I doubt I will see these lovely flowers tomorrow.  When I got home about 3 this afternoon, I ran out to my garden to feast my eyes on this pristine blossom.  But I inadvertently touched the bloom, and three of the petals fell off.  Ah well, at least I did briefly see it in its glory. Rain is due to fall tonight, so that will be the end of bloom time for this Twinleaf plant.

But the rain will probably spur even more blooms of another wildflower that burst into flower in my yard today:  the beautiful Confederate Violet (Viola sororia f. priceana).

I did not plant these violets, a naturally occurring form of our native Common Blue Violet.  Nor did I intentionally plant the regular purple Common Blue Violets that used to compete with the turf grass in my tiny lawn for space (a contest I was happy to see the violets making headway in). The purple-flowered violets just yielded to the whiter form over the years, and now that's all that grow there.  And who could complain?  The flowers are really pretty.  

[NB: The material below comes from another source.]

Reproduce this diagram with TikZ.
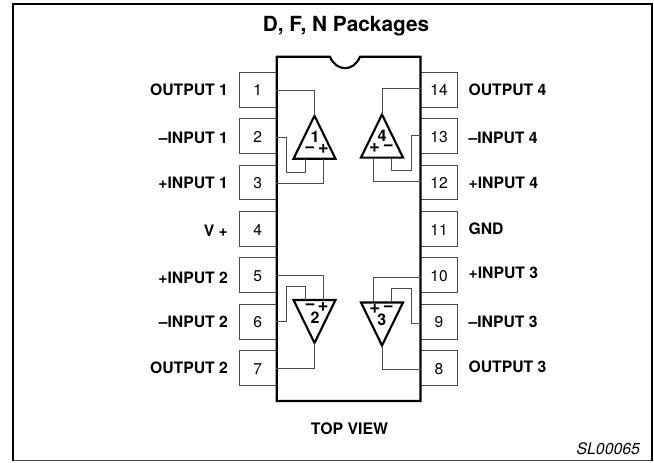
\documentclass[tikz,border=0pt]{standalone}
\usepackage{fontspec}
\setmainfont{TeX Gyre Heros}
\usepackage{tikz}
\usetikzlibrary{positioning, shapes.geometric}
\definecolor{colorWire}{gray}{0.3}
\tikzset{
  pinbox/.style={draw=colorWire, line width=0.75pt, fill=white, minimum width=27.6pt, minimum height=26pt, inner sep=0pt, outer sep=0pt, font=\fontsize{11.7}{12}\selectfont, text height=9.4pt, text depth=0pt},
  pinlabel/.style={inner sep=0pt, outer sep=0pt, text height=8.6pt, text depth=0pt, font=\fontsize{11.8}{12}\selectfont\bfseries},
  opamp/.style={draw=black, line width=1.6pt, isosceles triangle, isosceles triangle stretches, minimum width=31.5pt, minimum height=32.3pt, inner sep=0pt, outer sep=0pt, anchor=apex},
  wire/.style={draw=colorWire, line width=0.7pt},
  ampnum/.style={inner sep=0pt, font=\fontsize{12}{12}\selectfont\bfseries},
  ampsign/.style={inner sep=0pt, font=\fontsize{14}{14}\selectfont\bfseries}
}
\begin{document}
\begin{tikzpicture}[x=0.75pt, y=-0.75pt, node distance=8.8pt]
\path[use as bounding box, fill=white] (0,0) rectangle (654,462);
\draw[colorWire, line width=0.8pt] (12.8,460.7) -- (652,460.7);
\draw[black, line width=1.6pt] (12.8,460.7) -- (12.8,4.3) -- (652.4,4.3) -- (652.4,460.7);
\node[font=\fontsize{15.6}{18}\selectfont\bfseries] (title) at (346,26) {D, F, N Packages};
\node[font=\fontsize{11.9}{14}\selectfont\bfseries] (topview) at (349.5,429) {TOP VIEW};
\node[font=\fontsize{11.9}{14}\selectfont\itshape] (code) at (608.3,449) {SL00065};
\node[pinbox] (p1) at (257.8,89.7) {1};
\node[pinbox, below=of p1] (p2) {2};
\node[pinbox, below=of p2] (p3) {3};
\node[pinbox, below=of p3] (p4) {4};
\node[pinbox, below=of p4] (p5) {5};
\node[pinbox, below=of p5] (p6) {6};
\node[pinbox, below=of p6] (p7) {7};
\node[pinbox] (p14) at (439,89.7) {14};
\node[pinbox, below=of p14] (p13) {13};
\node[pinbox, below=of p13] (p12) {12};
\node[pinbox, below=of p12] (p11) {11};
\node[pinbox, below=of p11] (p10) {10};
\node[pinbox, below=of p10] (p9) {9};
\node[pinbox, below=of p9] (p8) {8};
\node[pinlabel, left=8.6pt of p1] (l1) {OUTPUT 1};
\node[pinlabel, left=8.6pt of p2, yshift=-1.5pt] (l2) {--INPUT 1};
\node[pinlabel, left=8.6pt of p3] (l3) {+INPUT 1};
\node[pinlabel, left=8.6pt of p4, yshift=-1.5pt] (l4) {V +};
\node[pinlabel, left=8.6pt of p5, yshift=-1.5pt] (l5) {+INPUT 2};
\node[pinlabel, left=8.6pt of p6] (l6) {--INPUT 2};
\node[pinlabel, left=8.6pt of p7] (l7) {OUTPUT 2};
\node[pinlabel, right=8.4pt of p14] (l14) {OUTPUT 4};
\node[pinlabel, right=8.4pt of p13, yshift=-1.5pt] (l13) {--INPUT 4};
\node[pinlabel, right=8.4pt of p12] (l12) {+INPUT 4};
\node[pinlabel, right=8.4pt of p11] (l11) {GND};
\node[pinlabel, right=8.4pt of p10, yshift=2pt] (l10) {+INPUT 3};
\node[pinlabel, right=8.4pt of p9] (l9) {--INPUT 3};
\node[pinlabel, right=8.4pt of p8, yshift=1.3pt] (l8) {OUTPUT 3};
\draw[black, line width=1.6pt, fill=white] (276.7,56.7) -- (330,56.7) .. controls (336,72) and (354,72) .. (360,56.7) -- (420.5,56.7) -- (420.5,401) -- (276.7,401) -- cycle;
\node[opamp, shape border rotate=90] (op1) at (314.5,115.7) {};
\node[opamp, shape border rotate=90] (op4) at (382,114.5) {};
\node[opamp, shape border rotate=270] (op2) at (314.5,343) {};
\node[opamp, shape border rotate=270] (op3) at (382,345.5) {};
\coordinate (op1m) at (305.7,158.5);
\coordinate (op1p) at (323.7,158.5);
\coordinate (op4p) at (373.3,157.5);
\coordinate (op4m) at (391.3,157.5);
\coordinate (op2m) at (305.7,299.5);
\coordinate (op2p) at (323.7,299.5);
\coordinate (op3p) at (373.3,302);
\coordinate (op3m) at (391.3,302);
\draw[wire] ([yshift=-0.7pt]p1.east) -| (op1.apex);
\draw[wire] ([yshift=-0.8pt]p2.east) -| (286.7,172.7) -| (op1m);
\draw[wire] ([yshift=-0.6pt]p3.east) -| (op1p);
\draw[wire] ([yshift=0.7pt]p14.west) -| (op4.apex);
\draw[wire] ([yshift=0.5pt]p13.west) -| (411,170.3) -| (op4m);
\draw[wire] ([yshift=0.6pt]p12.west) -| (op4p);
\draw[wire] (p5.east) -| (op2p);
\draw[wire] (p6.east) -| (286.7,286.7) -| (op2m);
\draw[wire] (p7.east) -| (op2.apex);
\draw[wire] ([yshift=-1.5pt]p10.west) -| (op3p);
\draw[wire] ([yshift=-1.5pt]p9.west) -| (411,288.7) -| (op3m);
\draw[wire] ([yshift=-1.3pt]p8.west) -| (op3.apex);
\node[ampnum] (n1) at (315,137) {1};
\node[ampsign] (m1) at (309.7,149.3) {\textminus};
\node[ampsign] (q1) at (323.3,149.3) {+};
\node[ampnum] (n4) at (382,136) {4};
\node[ampsign] (q4) at (374.5,148) {+};
\node[ampsign] (m4) at (388.3,148) {\textminus};
\node[ampnum] (n2) at (315,318) {2};
\node[ampsign] (m2) at (310,306.7) {\textminus};
\node[ampsign] (q2) at (323,307) {+};
\node[ampnum] (n3) at (381.7,319.3) {3};
\node[ampsign] (q3) at (374.7,309.3) {+};
\node[ampsign] (m3) at (388.3,309) {\textminus};
\end{tikzpicture}
\end{document}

And when the flowers fade, the leaves stay green and low until snow falls on them.  And they quickly revive in spring.  Especially if the temperature hovers around 100!

This unseasonable heat has stirred the woodland wildflowers into blooming as well.  I'm sure glad I got down to the Ballston Creek Preserve on Thursday to catch the Bloodroot in bloom. This native wildflower (Sanguinaria canadensis) is not only an early bloomer, but also a very brief bloomer, so as soon as I learn that other wildflower enthusiasts are seeing it, I hurry to where I think I might find it.  And so I did!  Lucky me!

And while down at the Ballston Creek Preserve, I ventured back into the woods, expecting to find a few Carolina Spring Beauty flowers (Claytonia caroliniana) poking up through the leaf litter.  And did I?  Oh wow, you betcha!!! And way more than just a few.  Hundreds and hundreds of them! Each blossom as lovely as or lovelier than the last.

The wildflower floodgates are open now, for sure! I just hope some cooler weather will slow the flood just a bit.